> **Material for this exercise**
## Start

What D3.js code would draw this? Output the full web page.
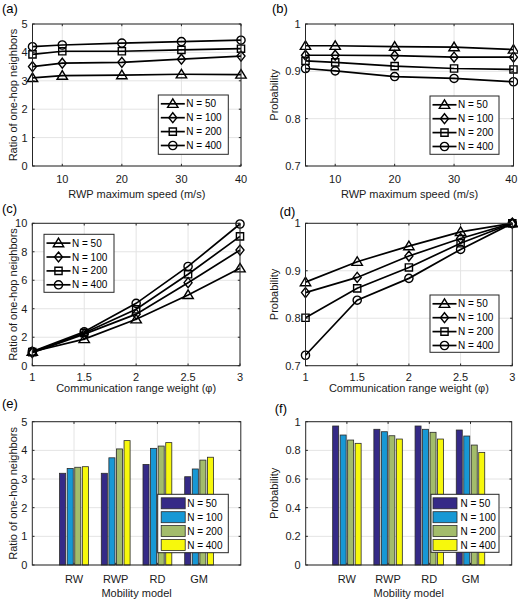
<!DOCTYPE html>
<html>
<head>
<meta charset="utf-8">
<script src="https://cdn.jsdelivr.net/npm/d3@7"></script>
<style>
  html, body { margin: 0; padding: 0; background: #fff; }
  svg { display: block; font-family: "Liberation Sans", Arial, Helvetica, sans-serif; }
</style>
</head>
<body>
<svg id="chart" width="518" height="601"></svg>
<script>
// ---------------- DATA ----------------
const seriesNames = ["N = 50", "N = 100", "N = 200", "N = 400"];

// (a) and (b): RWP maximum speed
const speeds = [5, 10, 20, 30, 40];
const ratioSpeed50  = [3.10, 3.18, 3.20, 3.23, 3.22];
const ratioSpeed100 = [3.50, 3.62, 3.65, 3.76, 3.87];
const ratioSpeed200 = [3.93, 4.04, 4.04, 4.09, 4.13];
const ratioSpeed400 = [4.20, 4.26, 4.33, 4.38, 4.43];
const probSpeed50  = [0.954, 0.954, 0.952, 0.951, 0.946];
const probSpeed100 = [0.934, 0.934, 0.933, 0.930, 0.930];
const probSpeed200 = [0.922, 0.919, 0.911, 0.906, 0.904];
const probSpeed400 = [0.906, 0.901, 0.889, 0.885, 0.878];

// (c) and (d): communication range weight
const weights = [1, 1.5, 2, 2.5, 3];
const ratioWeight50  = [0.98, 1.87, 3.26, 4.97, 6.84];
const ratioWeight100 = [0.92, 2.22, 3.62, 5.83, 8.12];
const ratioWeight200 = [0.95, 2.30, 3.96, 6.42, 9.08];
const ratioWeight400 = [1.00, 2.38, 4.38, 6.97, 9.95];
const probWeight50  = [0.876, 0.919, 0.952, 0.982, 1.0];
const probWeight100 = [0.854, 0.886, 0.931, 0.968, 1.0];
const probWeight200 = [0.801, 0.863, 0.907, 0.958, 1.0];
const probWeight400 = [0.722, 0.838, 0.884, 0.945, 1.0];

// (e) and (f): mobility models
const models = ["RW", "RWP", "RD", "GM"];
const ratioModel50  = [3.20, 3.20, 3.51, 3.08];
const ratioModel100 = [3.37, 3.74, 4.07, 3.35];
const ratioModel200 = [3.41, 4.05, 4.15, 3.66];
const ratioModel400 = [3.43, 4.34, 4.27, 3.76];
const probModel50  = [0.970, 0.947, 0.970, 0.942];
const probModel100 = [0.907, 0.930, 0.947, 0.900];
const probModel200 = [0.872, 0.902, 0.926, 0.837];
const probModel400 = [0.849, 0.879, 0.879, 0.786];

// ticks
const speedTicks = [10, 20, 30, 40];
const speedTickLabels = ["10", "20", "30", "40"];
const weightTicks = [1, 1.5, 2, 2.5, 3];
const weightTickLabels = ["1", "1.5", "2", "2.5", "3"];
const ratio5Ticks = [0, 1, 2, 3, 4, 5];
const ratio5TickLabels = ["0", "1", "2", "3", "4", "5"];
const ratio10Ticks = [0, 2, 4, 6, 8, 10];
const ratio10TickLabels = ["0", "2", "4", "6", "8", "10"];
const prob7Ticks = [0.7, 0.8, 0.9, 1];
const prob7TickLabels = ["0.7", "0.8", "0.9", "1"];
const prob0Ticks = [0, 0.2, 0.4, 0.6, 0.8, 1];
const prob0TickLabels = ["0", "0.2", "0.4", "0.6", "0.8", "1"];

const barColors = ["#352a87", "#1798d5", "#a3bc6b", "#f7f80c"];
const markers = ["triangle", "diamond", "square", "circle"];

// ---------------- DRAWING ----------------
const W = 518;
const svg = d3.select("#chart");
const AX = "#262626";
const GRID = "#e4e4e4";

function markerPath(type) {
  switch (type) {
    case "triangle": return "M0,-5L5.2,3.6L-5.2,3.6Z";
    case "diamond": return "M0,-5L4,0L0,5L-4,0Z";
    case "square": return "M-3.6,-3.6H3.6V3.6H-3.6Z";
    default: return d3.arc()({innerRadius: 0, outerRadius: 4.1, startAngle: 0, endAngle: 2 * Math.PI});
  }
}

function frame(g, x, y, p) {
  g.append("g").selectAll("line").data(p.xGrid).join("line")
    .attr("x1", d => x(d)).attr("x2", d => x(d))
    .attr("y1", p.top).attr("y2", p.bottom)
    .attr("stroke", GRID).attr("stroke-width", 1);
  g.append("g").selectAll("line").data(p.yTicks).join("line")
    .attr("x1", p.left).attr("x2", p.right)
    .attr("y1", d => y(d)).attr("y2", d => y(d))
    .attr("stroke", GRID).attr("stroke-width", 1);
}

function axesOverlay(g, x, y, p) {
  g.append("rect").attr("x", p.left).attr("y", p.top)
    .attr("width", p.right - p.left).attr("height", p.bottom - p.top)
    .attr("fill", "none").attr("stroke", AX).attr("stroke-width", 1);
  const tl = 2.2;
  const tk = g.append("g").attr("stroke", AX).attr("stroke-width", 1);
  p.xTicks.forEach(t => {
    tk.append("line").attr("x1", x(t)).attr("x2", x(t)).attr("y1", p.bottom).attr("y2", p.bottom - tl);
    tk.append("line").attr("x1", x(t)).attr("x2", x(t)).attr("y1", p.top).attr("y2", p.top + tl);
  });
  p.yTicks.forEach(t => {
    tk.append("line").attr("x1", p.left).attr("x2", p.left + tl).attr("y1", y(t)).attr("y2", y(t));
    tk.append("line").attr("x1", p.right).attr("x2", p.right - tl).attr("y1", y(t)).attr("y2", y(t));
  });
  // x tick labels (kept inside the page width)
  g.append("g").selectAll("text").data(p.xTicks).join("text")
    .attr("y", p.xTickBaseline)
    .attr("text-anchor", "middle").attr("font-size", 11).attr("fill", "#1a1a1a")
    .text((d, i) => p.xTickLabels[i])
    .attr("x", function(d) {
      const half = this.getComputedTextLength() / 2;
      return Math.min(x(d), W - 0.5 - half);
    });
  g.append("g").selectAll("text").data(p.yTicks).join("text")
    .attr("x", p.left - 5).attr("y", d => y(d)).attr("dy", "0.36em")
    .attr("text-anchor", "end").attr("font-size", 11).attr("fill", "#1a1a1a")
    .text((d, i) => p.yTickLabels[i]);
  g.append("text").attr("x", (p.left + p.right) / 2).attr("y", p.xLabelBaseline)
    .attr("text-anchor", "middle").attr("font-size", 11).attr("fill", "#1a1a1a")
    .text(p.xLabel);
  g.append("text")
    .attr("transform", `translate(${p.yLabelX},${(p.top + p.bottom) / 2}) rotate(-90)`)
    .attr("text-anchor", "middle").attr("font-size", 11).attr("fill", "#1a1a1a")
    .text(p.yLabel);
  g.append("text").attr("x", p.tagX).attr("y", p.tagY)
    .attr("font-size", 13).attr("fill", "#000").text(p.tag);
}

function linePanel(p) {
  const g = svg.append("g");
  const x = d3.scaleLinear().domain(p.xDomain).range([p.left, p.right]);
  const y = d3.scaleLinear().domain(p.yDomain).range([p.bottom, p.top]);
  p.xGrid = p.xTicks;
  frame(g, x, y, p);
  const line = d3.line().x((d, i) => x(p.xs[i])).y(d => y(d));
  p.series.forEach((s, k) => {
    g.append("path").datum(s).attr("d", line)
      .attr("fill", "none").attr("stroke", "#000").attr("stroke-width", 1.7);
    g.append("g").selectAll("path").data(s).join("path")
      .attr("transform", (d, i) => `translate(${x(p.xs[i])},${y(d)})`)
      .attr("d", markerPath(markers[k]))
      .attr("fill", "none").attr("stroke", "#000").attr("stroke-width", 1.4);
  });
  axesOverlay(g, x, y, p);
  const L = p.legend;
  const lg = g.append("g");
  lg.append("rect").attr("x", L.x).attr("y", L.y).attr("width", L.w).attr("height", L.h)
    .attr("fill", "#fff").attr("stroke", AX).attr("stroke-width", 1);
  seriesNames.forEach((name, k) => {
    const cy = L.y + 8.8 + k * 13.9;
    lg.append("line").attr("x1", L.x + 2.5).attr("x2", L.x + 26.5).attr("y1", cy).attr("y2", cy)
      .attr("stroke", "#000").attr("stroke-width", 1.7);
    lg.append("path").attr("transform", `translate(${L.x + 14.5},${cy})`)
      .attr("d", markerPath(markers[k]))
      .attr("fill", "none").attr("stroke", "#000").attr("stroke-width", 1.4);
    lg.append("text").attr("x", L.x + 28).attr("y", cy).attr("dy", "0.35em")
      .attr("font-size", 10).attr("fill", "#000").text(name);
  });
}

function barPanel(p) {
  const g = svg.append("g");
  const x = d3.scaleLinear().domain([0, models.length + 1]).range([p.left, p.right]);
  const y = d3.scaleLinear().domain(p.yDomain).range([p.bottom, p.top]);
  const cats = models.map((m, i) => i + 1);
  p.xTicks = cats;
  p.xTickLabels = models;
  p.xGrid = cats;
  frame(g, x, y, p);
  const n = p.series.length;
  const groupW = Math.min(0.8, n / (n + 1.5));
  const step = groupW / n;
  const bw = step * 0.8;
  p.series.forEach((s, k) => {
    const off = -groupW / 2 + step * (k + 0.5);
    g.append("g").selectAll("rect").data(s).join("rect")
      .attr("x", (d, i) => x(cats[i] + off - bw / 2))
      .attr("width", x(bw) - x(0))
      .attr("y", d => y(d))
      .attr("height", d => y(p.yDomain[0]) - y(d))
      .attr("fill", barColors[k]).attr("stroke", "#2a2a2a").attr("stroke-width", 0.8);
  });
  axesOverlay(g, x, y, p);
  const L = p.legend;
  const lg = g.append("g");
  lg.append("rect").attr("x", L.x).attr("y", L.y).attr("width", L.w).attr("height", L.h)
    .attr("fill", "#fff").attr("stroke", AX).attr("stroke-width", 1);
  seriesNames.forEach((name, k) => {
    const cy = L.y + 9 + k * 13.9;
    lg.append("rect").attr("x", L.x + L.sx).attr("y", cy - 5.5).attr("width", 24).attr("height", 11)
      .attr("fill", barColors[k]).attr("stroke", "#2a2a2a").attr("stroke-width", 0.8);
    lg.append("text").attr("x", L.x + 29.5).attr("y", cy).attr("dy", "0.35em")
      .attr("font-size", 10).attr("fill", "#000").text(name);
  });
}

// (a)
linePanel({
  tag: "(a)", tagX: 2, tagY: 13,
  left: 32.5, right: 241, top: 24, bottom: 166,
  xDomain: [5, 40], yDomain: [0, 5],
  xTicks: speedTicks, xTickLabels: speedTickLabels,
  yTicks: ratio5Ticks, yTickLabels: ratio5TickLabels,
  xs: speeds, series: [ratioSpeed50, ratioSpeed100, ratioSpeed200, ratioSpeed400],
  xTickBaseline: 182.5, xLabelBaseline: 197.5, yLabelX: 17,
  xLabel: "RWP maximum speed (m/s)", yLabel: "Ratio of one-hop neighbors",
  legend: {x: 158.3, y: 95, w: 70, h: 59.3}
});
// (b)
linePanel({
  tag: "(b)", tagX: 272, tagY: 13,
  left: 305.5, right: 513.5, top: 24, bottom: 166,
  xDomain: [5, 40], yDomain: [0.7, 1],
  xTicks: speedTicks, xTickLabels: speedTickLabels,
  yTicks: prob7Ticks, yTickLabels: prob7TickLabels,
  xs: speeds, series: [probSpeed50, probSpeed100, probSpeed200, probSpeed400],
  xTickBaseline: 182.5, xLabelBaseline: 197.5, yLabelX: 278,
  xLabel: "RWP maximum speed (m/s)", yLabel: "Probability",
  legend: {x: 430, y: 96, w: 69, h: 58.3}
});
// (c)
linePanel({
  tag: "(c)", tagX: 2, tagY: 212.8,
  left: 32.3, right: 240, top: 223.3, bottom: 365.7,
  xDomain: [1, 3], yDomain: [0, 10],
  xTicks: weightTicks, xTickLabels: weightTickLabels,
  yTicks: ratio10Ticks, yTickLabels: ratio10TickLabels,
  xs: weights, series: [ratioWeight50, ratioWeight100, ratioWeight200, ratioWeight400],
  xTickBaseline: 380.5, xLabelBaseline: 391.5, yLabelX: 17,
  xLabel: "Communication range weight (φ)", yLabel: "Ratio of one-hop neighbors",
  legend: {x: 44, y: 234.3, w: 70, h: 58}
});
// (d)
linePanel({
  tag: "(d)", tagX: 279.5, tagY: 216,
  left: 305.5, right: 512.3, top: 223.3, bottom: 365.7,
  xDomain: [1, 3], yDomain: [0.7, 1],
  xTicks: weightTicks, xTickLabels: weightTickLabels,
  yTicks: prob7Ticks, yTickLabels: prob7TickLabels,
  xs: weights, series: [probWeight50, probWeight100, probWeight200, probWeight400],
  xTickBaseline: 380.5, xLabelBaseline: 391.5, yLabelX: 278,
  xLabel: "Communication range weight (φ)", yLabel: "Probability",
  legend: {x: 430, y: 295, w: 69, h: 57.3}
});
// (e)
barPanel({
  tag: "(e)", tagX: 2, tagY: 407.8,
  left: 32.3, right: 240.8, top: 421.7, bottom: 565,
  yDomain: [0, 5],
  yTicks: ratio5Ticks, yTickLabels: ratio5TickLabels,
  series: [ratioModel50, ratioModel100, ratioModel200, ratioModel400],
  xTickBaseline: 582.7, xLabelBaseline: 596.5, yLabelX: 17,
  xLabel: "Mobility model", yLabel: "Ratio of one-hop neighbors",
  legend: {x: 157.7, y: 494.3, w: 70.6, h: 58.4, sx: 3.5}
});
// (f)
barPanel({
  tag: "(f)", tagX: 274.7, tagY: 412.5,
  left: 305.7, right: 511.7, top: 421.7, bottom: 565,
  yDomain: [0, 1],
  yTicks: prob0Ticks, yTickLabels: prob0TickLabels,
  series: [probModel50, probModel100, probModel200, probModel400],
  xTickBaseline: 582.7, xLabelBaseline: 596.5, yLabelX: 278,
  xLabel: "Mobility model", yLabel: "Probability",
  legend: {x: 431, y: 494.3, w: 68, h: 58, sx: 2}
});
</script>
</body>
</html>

## End
## Start

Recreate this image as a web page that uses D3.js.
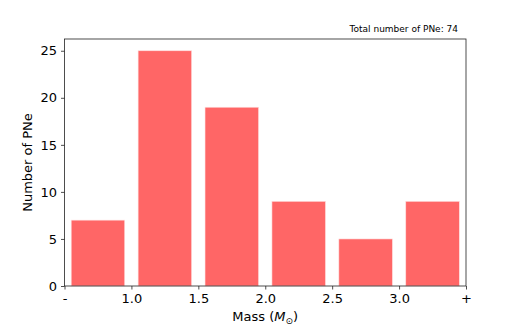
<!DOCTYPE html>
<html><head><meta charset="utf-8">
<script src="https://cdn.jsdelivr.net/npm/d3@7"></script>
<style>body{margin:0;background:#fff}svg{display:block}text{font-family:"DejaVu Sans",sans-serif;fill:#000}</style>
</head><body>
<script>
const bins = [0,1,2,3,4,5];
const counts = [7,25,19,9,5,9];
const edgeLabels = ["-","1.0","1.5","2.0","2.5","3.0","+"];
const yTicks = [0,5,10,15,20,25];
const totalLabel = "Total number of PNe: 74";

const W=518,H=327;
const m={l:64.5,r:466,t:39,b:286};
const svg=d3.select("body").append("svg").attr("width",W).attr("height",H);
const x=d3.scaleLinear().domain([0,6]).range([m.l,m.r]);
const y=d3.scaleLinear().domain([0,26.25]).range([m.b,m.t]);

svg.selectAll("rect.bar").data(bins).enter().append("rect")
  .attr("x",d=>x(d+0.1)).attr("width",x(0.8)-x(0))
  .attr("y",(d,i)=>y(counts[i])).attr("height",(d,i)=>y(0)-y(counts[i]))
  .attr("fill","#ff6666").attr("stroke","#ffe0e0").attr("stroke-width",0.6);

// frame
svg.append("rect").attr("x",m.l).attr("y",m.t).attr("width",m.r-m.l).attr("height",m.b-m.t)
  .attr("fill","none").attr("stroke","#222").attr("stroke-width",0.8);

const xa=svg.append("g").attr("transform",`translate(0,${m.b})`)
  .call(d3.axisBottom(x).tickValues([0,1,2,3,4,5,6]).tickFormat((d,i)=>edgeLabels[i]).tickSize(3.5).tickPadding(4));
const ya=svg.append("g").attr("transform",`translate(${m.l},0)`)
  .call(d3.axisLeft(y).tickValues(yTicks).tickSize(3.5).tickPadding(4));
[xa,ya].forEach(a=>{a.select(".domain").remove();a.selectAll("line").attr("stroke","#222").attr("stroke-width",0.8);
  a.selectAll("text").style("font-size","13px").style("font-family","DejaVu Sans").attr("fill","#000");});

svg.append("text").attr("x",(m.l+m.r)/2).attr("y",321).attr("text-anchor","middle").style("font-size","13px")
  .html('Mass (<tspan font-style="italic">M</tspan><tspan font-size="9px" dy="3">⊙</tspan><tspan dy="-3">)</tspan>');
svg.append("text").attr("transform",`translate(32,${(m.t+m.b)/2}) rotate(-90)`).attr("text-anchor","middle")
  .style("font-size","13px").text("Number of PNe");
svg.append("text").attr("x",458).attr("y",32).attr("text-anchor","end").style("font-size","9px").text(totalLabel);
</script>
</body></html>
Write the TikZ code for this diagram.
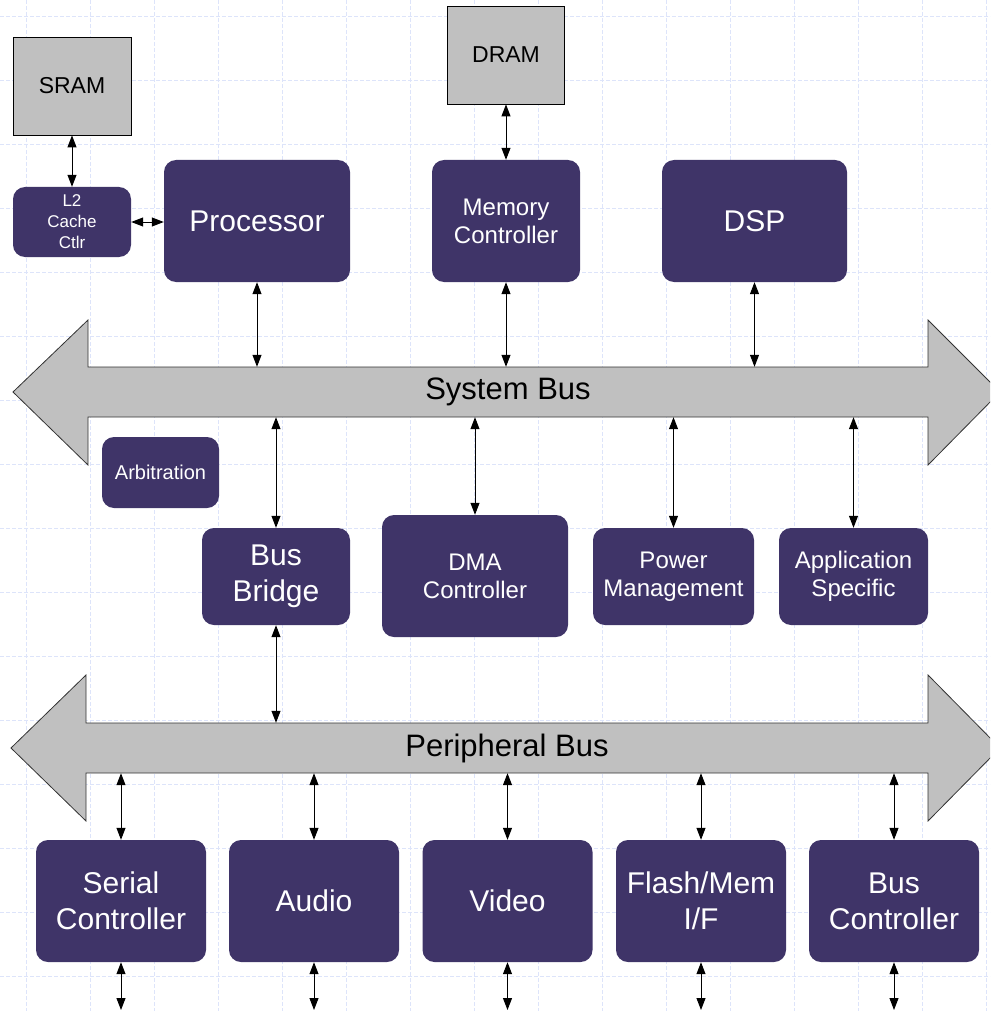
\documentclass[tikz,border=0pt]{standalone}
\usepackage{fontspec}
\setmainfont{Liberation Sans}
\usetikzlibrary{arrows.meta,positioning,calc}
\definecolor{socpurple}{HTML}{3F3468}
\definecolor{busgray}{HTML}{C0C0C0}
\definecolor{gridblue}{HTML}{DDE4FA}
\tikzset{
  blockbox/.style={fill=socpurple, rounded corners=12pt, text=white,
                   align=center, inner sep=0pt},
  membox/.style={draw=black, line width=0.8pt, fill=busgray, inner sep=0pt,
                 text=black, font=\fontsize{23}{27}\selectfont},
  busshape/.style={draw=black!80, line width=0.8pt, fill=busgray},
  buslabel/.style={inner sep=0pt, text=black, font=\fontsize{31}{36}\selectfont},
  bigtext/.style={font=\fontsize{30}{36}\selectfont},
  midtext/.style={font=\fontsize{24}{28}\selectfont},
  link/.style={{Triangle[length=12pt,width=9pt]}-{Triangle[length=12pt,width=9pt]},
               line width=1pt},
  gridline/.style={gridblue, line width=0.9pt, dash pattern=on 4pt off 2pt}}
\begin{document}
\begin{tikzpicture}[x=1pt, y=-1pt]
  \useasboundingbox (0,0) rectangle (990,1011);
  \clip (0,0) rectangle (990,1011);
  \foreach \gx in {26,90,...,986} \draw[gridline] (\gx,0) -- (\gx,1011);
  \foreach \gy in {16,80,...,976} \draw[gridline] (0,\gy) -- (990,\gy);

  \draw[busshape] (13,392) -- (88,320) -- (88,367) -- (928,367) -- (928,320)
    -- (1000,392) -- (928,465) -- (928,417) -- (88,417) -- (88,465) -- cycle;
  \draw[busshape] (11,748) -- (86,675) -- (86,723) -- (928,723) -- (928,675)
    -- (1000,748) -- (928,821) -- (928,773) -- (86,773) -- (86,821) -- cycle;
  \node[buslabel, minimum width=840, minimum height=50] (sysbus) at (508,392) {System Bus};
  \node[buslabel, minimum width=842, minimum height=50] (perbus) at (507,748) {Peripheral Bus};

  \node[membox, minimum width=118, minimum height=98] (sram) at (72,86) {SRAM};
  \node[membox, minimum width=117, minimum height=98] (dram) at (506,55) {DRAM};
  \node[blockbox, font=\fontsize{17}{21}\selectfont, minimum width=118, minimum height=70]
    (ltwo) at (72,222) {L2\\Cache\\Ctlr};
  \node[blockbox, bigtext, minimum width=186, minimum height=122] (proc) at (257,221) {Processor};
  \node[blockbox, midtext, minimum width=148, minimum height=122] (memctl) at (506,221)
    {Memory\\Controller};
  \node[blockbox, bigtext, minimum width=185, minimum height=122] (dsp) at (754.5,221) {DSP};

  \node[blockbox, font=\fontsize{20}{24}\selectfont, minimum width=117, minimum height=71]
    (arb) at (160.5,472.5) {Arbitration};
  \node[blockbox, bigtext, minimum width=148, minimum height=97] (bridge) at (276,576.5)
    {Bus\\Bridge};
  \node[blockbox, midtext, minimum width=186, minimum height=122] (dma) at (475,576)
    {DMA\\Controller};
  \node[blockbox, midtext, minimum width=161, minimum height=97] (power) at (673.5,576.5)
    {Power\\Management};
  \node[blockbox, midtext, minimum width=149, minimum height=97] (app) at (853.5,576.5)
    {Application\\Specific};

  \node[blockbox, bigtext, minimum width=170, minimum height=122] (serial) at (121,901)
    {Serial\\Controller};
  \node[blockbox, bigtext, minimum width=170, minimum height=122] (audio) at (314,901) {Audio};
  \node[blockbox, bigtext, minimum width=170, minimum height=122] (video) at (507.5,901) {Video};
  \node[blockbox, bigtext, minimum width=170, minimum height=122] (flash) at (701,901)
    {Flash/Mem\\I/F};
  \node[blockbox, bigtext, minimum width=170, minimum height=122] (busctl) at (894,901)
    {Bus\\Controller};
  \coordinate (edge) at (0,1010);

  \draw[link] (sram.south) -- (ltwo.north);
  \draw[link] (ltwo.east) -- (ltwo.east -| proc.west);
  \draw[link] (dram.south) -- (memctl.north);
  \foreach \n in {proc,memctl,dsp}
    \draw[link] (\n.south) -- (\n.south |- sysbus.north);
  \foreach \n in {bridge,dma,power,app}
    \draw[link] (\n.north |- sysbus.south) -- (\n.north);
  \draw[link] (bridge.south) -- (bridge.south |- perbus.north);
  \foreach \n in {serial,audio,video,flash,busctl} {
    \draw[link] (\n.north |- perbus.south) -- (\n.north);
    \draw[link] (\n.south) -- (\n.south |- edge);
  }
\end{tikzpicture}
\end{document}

## End

> **What needs to be done**
Reproduce only the lines running from the one that has "Write the TikZ code for this diagram." through the one that has "(0,\gy) -- (990,\gy);", ends included. Any pictures in that stretch should not be copied.

> **Solution for this problem**
Write the TikZ code for this diagram.
\documentclass[tikz,border=0pt]{standalone}
\usepackage{fontspec}
\setmainfont{Liberation Sans}
\usetikzlibrary{arrows.meta,positioning,calc}
\definecolor{socpurple}{HTML}{3F3468}
\definecolor{busgray}{HTML}{C0C0C0}
\definecolor{gridblue}{HTML}{DDE4FA}
\tikzset{
  blockbox/.style={fill=socpurple, rounded corners=12pt, text=white,
                   align=center, inner sep=0pt},
  membox/.style={draw=black, line width=0.8pt, fill=busgray, inner sep=0pt,
                 text=black, font=\fontsize{23}{27}\selectfont},
  busshape/.style={draw=black!80, line width=0.8pt, fill=busgray},
  buslabel/.style={inner sep=0pt, text=black, font=\fontsize{31}{36}\selectfont},
  bigtext/.style={font=\fontsize{30}{36}\selectfont},
  midtext/.style={font=\fontsize{24}{28}\selectfont},
  link/.style={{Triangle[length=12pt,width=9pt]}-{Triangle[length=12pt,width=9pt]},
               line width=1pt},
  gridline/.style={gridblue, line width=0.9pt, dash pattern=on 4pt off 2pt}}
\begin{document}
\begin{tikzpicture}[x=1pt, y=-1pt]
  \useasboundingbox (0,0) rectangle (990,1011);
  \clip (0,0) rectangle (990,1011);
  \foreach \gx in {26,90,...,986} \draw[gridline] (\gx,0) -- (\gx,1011);
  \foreach \gy in {16,80,...,976} \draw[gridline] (0,\gy) -- (990,\gy);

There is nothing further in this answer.